Dataset extract:
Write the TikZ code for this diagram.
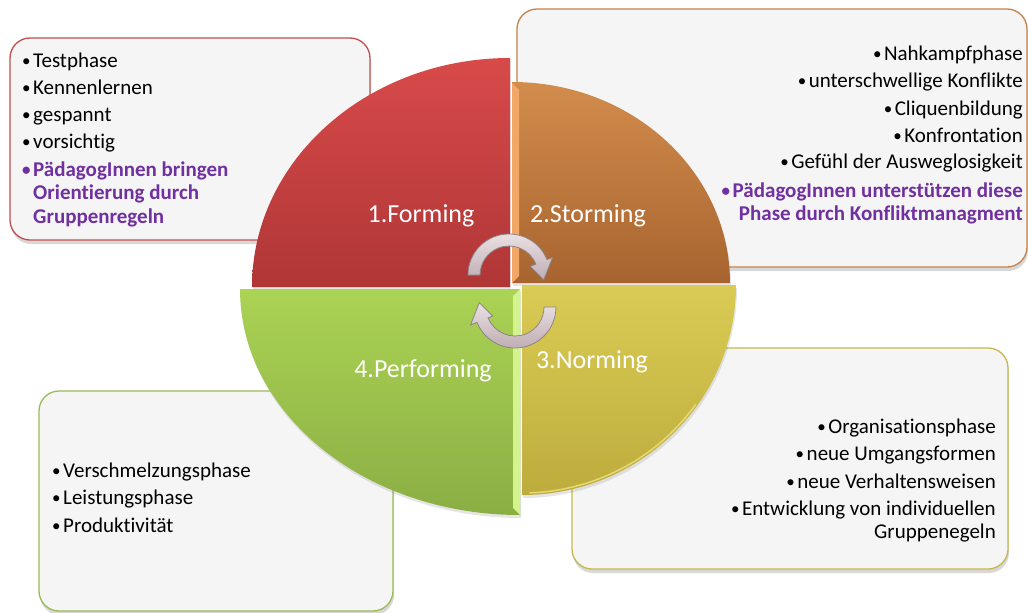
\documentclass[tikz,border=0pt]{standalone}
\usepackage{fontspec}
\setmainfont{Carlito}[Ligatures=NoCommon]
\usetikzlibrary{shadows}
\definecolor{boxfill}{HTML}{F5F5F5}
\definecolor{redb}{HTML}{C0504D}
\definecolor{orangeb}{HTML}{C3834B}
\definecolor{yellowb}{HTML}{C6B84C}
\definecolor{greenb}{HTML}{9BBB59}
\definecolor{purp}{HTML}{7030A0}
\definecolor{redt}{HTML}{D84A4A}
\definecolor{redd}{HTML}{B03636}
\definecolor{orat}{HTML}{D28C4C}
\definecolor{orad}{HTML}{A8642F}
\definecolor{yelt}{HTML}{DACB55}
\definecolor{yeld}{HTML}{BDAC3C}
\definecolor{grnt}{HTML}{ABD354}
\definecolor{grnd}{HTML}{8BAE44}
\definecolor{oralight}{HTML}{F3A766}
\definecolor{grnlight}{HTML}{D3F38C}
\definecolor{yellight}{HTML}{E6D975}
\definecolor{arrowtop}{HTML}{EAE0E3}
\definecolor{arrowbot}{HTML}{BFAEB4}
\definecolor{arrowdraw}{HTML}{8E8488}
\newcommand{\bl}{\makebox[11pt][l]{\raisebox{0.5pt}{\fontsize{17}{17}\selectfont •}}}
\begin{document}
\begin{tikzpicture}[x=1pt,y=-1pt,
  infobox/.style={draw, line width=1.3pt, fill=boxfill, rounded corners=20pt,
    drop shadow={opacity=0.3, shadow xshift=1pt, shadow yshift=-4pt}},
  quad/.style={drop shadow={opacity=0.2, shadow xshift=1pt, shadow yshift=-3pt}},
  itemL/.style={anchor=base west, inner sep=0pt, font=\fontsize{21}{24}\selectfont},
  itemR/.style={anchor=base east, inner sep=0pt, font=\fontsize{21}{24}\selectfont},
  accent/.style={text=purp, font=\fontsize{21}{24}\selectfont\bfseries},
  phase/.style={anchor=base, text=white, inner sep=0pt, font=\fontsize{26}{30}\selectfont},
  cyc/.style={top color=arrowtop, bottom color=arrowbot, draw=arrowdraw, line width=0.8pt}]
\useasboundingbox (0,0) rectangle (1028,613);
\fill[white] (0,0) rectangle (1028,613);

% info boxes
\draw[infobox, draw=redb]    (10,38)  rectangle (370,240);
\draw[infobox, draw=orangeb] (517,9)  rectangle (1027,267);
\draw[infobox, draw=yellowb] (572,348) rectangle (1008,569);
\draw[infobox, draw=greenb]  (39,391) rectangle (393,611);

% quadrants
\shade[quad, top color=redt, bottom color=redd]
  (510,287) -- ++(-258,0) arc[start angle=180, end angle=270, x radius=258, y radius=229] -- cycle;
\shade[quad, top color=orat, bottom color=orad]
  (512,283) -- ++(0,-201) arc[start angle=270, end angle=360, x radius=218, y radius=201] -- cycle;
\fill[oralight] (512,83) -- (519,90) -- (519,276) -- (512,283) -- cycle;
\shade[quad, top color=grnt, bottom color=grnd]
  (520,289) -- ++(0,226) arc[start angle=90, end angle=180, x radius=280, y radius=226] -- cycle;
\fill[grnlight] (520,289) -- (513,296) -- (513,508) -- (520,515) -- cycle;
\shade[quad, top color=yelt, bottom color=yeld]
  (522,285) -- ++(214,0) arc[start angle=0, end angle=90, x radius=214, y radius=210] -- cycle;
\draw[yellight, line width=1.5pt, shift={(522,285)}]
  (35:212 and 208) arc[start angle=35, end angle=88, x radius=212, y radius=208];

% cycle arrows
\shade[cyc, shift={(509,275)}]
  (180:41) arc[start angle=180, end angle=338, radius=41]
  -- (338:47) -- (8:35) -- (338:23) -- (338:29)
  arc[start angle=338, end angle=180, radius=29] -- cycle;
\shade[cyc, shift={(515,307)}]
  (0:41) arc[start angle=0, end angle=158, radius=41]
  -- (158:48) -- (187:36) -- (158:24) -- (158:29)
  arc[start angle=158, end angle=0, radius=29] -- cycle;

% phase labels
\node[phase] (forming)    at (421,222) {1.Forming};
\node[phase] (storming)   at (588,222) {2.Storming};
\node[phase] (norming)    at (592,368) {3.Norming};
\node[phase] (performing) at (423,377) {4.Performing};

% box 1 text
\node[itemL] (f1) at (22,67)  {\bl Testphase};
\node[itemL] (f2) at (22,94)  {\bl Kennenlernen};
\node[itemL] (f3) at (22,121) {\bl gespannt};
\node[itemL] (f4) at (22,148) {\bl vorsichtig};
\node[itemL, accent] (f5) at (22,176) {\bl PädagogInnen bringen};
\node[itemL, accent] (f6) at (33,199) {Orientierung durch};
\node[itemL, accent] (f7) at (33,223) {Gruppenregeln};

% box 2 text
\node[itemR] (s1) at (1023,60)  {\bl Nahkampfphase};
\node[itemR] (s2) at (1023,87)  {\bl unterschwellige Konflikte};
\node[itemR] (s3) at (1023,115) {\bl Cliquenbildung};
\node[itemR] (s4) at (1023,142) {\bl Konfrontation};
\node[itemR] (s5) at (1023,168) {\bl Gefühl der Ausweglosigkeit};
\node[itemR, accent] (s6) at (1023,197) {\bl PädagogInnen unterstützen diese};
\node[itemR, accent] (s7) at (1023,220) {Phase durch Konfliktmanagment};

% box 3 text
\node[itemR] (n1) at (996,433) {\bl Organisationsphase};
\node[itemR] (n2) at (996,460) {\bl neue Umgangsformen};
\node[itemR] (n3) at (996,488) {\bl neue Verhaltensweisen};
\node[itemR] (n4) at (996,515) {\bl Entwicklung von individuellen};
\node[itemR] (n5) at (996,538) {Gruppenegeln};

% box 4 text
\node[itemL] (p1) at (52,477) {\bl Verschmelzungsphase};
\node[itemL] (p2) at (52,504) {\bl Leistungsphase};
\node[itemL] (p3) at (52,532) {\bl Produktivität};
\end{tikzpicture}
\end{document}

Task requirements: Quote the full listing above word for word; exclude every picture from the copy.

Result for this exercise:
Write the TikZ code for this diagram.
\documentclass[tikz,border=0pt]{standalone}
\usepackage{fontspec}
\setmainfont{Carlito}[Ligatures=NoCommon]
\usetikzlibrary{shadows}
\definecolor{boxfill}{HTML}{F5F5F5}
\definecolor{redb}{HTML}{C0504D}
\definecolor{orangeb}{HTML}{C3834B}
\definecolor{yellowb}{HTML}{C6B84C}
\definecolor{greenb}{HTML}{9BBB59}
\definecolor{purp}{HTML}{7030A0}
\definecolor{redt}{HTML}{D84A4A}
\definecolor{redd}{HTML}{B03636}
\definecolor{orat}{HTML}{D28C4C}
\definecolor{orad}{HTML}{A8642F}
\definecolor{yelt}{HTML}{DACB55}
\definecolor{yeld}{HTML}{BDAC3C}
\definecolor{grnt}{HTML}{ABD354}
\definecolor{grnd}{HTML}{8BAE44}
\definecolor{oralight}{HTML}{F3A766}
\definecolor{grnlight}{HTML}{D3F38C}
\definecolor{yellight}{HTML}{E6D975}
\definecolor{arrowtop}{HTML}{EAE0E3}
\definecolor{arrowbot}{HTML}{BFAEB4}
\definecolor{arrowdraw}{HTML}{8E8488}
\newcommand{\bl}{\makebox[11pt][l]{\raisebox{0.5pt}{\fontsize{17}{17}\selectfont •}}}
\begin{document}
\begin{tikzpicture}[x=1pt,y=-1pt,
  infobox/.style={draw, line width=1.3pt, fill=boxfill, rounded corners=20pt,
    drop shadow={opacity=0.3, shadow xshift=1pt, shadow yshift=-4pt}},
  quad/.style={drop shadow={opacity=0.2, shadow xshift=1pt, shadow yshift=-3pt}},
  itemL/.style={anchor=base west, inner sep=0pt, font=\fontsize{21}{24}\selectfont},
  itemR/.style={anchor=base east, inner sep=0pt, font=\fontsize{21}{24}\selectfont},
  accent/.style={text=purp, font=\fontsize{21}{24}\selectfont\bfseries},
  phase/.style={anchor=base, text=white, inner sep=0pt, font=\fontsize{26}{30}\selectfont},
  cyc/.style={top color=arrowtop, bottom color=arrowbot, draw=arrowdraw, line width=0.8pt}]
\useasboundingbox (0,0) rectangle (1028,613);
\fill[white] (0,0) rectangle (1028,613);

% info boxes
\draw[infobox, draw=redb]    (10,38)  rectangle (370,240);
\draw[infobox, draw=orangeb] (517,9)  rectangle (1027,267);
\draw[infobox, draw=yellowb] (572,348) rectangle (1008,569);
\draw[infobox, draw=greenb]  (39,391) rectangle (393,611);

% quadrants
\shade[quad, top color=redt, bottom color=redd]
  (510,287) -- ++(-258,0) arc[start angle=180, end angle=270, x radius=258, y radius=229] -- cycle;
\shade[quad, top color=orat, bottom color=orad]
  (512,283) -- ++(0,-201) arc[start angle=270, end angle=360, x radius=218, y radius=201] -- cycle;
\fill[oralight] (512,83) -- (519,90) -- (519,276) -- (512,283) -- cycle;
\shade[quad, top color=grnt, bottom color=grnd]
  (520,289) -- ++(0,226) arc[start angle=90, end angle=180, x radius=280, y radius=226] -- cycle;
\fill[grnlight] (520,289) -- (513,296) -- (513,508) -- (520,515) -- cycle;
\shade[quad, top color=yelt, bottom color=yeld]
  (522,285) -- ++(214,0) arc[start angle=0, end angle=90, x radius=214, y radius=210] -- cycle;
\draw[yellight, line width=1.5pt, shift={(522,285)}]
  (35:212 and 208) arc[start angle=35, end angle=88, x radius=212, y radius=208];

% cycle arrows
\shade[cyc, shift={(509,275)}]
  (180:41) arc[start angle=180, end angle=338, radius=41]
  -- (338:47) -- (8:35) -- (338:23) -- (338:29)
  arc[start angle=338, end angle=180, radius=29] -- cycle;
\shade[cyc, shift={(515,307)}]
  (0:41) arc[start angle=0, end angle=158, radius=41]
  -- (158:48) -- (187:36) -- (158:24) -- (158:29)
  arc[start angle=158, end angle=0, radius=29] -- cycle;

% phase labels
\node[phase] (forming)    at (421,222) {1.Forming};
\node[phase] (storming)   at (588,222) {2.Storming};
\node[phase] (norming)    at (592,368) {3.Norming};
\node[phase] (performing) at (423,377) {4.Performing};

% box 1 text
\node[itemL] (f1) at (22,67)  {\bl Testphase};
\node[itemL] (f2) at (22,94)  {\bl Kennenlernen};
\node[itemL] (f3) at (22,121) {\bl gespannt};
\node[itemL] (f4) at (22,148) {\bl vorsichtig};
\node[itemL, accent] (f5) at (22,176) {\bl PädagogInnen bringen};
\node[itemL, accent] (f6) at (33,199) {Orientierung durch};
\node[itemL, accent] (f7) at (33,223) {Gruppenregeln};

% box 2 text
\node[itemR] (s1) at (1023,60)  {\bl Nahkampfphase};
\node[itemR] (s2) at (1023,87)  {\bl unterschwellige Konflikte};
\node[itemR] (s3) at (1023,115) {\bl Cliquenbildung};
\node[itemR] (s4) at (1023,142) {\bl Konfrontation};
\node[itemR] (s5) at (1023,168) {\bl Gefühl der Ausweglosigkeit};
\node[itemR, accent] (s6) at (1023,197) {\bl PädagogInnen unterstützen diese};
\node[itemR, accent] (s7) at (1023,220) {Phase durch Konfliktmanagment};

% box 3 text
\node[itemR] (n1) at (996,433) {\bl Organisationsphase};
\node[itemR] (n2) at (996,460) {\bl neue Umgangsformen};
\node[itemR] (n3) at (996,488) {\bl neue Verhaltensweisen};
\node[itemR] (n4) at (996,515) {\bl Entwicklung von individuellen};
\node[itemR] (n5) at (996,538) {Gruppenegeln};

% box 4 text
\node[itemL] (p1) at (52,477) {\bl Verschmelzungsphase};
\node[itemL] (p2) at (52,504) {\bl Leistungsphase};
\node[itemL] (p3) at (52,532) {\bl Produktivität};
\end{tikzpicture}
\end{document}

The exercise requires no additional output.